55      Il s’ensuit que l’article 6, paragraphe 3, sous c), de la directive 93/36 ne peut être utilement invoqué par le Royaume d’Espagne pour justifier, en ce qui concerne les contrats litigieux, le recours à la procédure négociée sans publication préalable d’un avis de marché.

56      Il résulte des considérations qui précèdent que la seconde branche du présent moyen doit être rejetée comme non fondée.

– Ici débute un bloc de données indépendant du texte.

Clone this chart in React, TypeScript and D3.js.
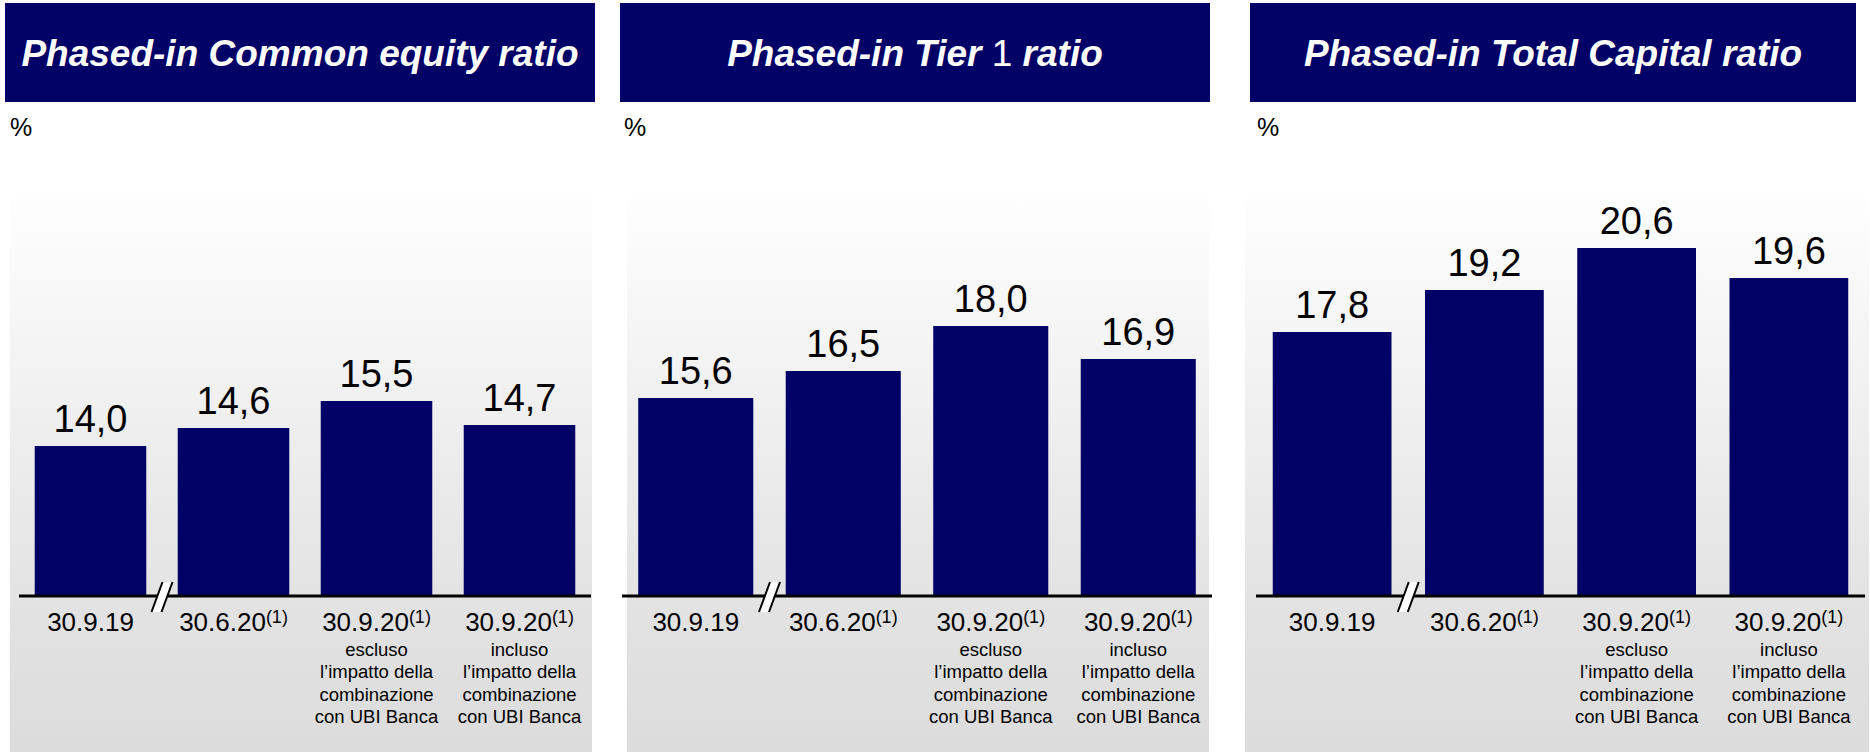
import React from "react";
import * as d3 from "d3";

// ---- data ----
const categories = ["30.9.19", "30.6.20", "30.9.20", "30.9.20"];
const superscripts = ["", "(1)", "(1)", "(1)"];
const subLabels: string[][] = [
  [],
  [],
  ["escluso", "l’impatto della", "combinazione", "con UBI Banca"],
  ["incluso", "l’impatto della", "combinazione", "con UBI Banca"],
];
const cet1Values = [14.0, 14.6, 15.5, 14.7];
const tier1Values = [15.6, 16.5, 18.0, 16.9];
const totalCapitalValues = [17.8, 19.2, 20.6, 19.6];
const unitLabel = "%";

// ---- layout ----
const W = 1870;
const H = 752;
const NAVY = "#000066";
const FONT = "'Liberation Sans', Arial, Helvetica, sans-serif";

const panels = [
  { key: "cet1", values: cet1Values, box: [5, 595], bg: [10, 592], axis: [19, 591], pct: 10 },
  { key: "t1", values: tier1Values, box: [620, 1210], bg: [627, 1209], axis: [622, 1212], pct: 624 },
  { key: "tc", values: totalCapitalValues, box: [1250, 1856], bg: [1245, 1869], axis: [1256, 1865], pct: 1257 },
];

const baseY = 596;
const y = d3.scaleLinear().domain([9, 22]).range([baseY, baseY - 13 * 30]);
const fmt = (v: number) => d3.format(".1f")(v).replace(".", ",");

function Title({ k, cx }: { k: string; cx: number }) {
  const common = {
    x: cx,
    y: 66,
    textAnchor: "middle" as const,
    fill: "#ffffff",
    fontFamily: FONT,
    fontSize: 37,
    fontWeight: "bold" as const,
    fontStyle: "italic" as const,
  };
  if (k === "cet1") return <text {...common}>Phased-in Common equity ratio</text>;
  if (k === "t1")
    return (
      <text {...common}>
        Phased-in Tier{" "}
        <tspan fontStyle="normal" fontWeight="normal">1</tspan> ratio
      </text>
    );
  return <text {...common}>Phased-in Total Capital ratio</text>;
}

function Panel({ p }: { p: (typeof panels)[number] }) {
  const x = d3
    .scaleBand<number>()
    .domain(d3.range(categories.length))
    .range([p.axis[0], p.axis[1]])
    .paddingInner(0.22)
    .paddingOuter(0.11);
  const gid = `grad-${p.key}`;
  const bw = x.bandwidth();
  const breakX = ((x(0) as number) + bw + (x(1) as number)) / 2;
  return (
    <g>
      <defs>
        <linearGradient id={gid} gradientUnits="userSpaceOnUse" x1={0} y1={197} x2={0} y2={H}>
          <stop offset="0" stopColor="#fefefe" />
          <stop offset={(baseY - 197) / (H - 197)} stopColor="#e3e3e3" />
          <stop offset="1" stopColor="#dcdcdc" />
        </linearGradient>
      </defs>
      <rect x={p.bg[0]} y={197} width={p.bg[1] - p.bg[0]} height={H - 197} fill={`url(#${gid})`} />
      <rect x={p.box[0]} y={3} width={p.box[1] - p.box[0]} height={99} fill={NAVY} />
      <Title k={p.key} cx={(p.box[0] + p.box[1]) / 2} />
      <text x={p.pct} y={136} fontFamily={FONT} fontSize={25} fill="#000">
        {unitLabel}
      </text>
      {p.values.map((v, i) => {
        const x0 = x(i) as number;
        const cx = x0 + bw / 2;
        return (
          <g key={i}>
            <rect x={x0} y={y(v)} width={bw} height={baseY - y(v)} fill={NAVY} />
            <text x={cx} y={y(v) - 14} textAnchor="middle" fontFamily={FONT} fontSize={38} fill="#000">
              {fmt(v)}
            </text>
            <text x={cx} y={631} textAnchor="middle" fontFamily={FONT} fontSize={26} fill="#000">
              {categories[i]}
              {superscripts[i] && (
                <tspan fontSize={18} dy={-8}>
                  {superscripts[i]}
                </tspan>
              )}
            </text>
            {subLabels[i].map((s, j) => (
              <text
                key={j}
                x={cx}
                y={656 + j * 22.3}
                textAnchor="middle"
                fontFamily={FONT}
                fontSize={18.5}
                fill="#000"
              >
                {s}
              </text>
            ))}
          </g>
        );
      })}
      <line x1={p.axis[0]} x2={p.axis[1]} y1={baseY} y2={baseY} stroke="#000" strokeWidth={3} />
      <polygon
        points={`${breakX - 10.5},${baseY + 16} ${breakX + 0.5},${baseY - 14} ${breakX + 10.5},${baseY - 14} ${breakX - 0.5},${baseY + 16}`}
        fill="#ffffff"
      />
      <line x1={breakX - 10.5} y1={baseY + 16} x2={breakX + 0.5} y2={baseY - 14} stroke="#000" strokeWidth={2} />
      <line x1={breakX - 0.5} y1={baseY + 16} x2={breakX + 10.5} y2={baseY - 14} stroke="#000" strokeWidth={2} />
    </g>
  );
}

export default function App() {
  return (
    <>
      <style>{`body{margin:0;background:#fff}`}</style>
      <svg width={W} height={H} style={{ display: "block" }}>
        <rect x={0} y={0} width={W} height={H} fill="#ffffff" />
        {panels.map((p) => (
          <Panel key={p.key} p={p} />
        ))}
      </svg>
    </>
  );
}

57      Par conséquent, le second moyen doit être rejeté dans son intégralité et, partant, le recours dans son ensemble.

 Sur les dépens

58      Aux termes de l’article 87, paragraphe 2, du règlement de procédure du Tribunal, toute partie qui succombe est condamnée aux dépens, s’il est conclu en ce sens. Le Royaume d’Espagne ayant succombé, il y a lieu de le condamner aux dépens, conformément aux conclusions de la Commission.

Par ces motifs,

LE TRIBUNAL (troisième chambre)

déclare et arrête :

1)      Le recours est rejeté.

2)      Le Royaume d’Espagne est condamné aux dépens.

Czúcz

Labucka

Gratsias

Ainsi prononcé en audience publique à Luxembourg, le 15 janvier 2013.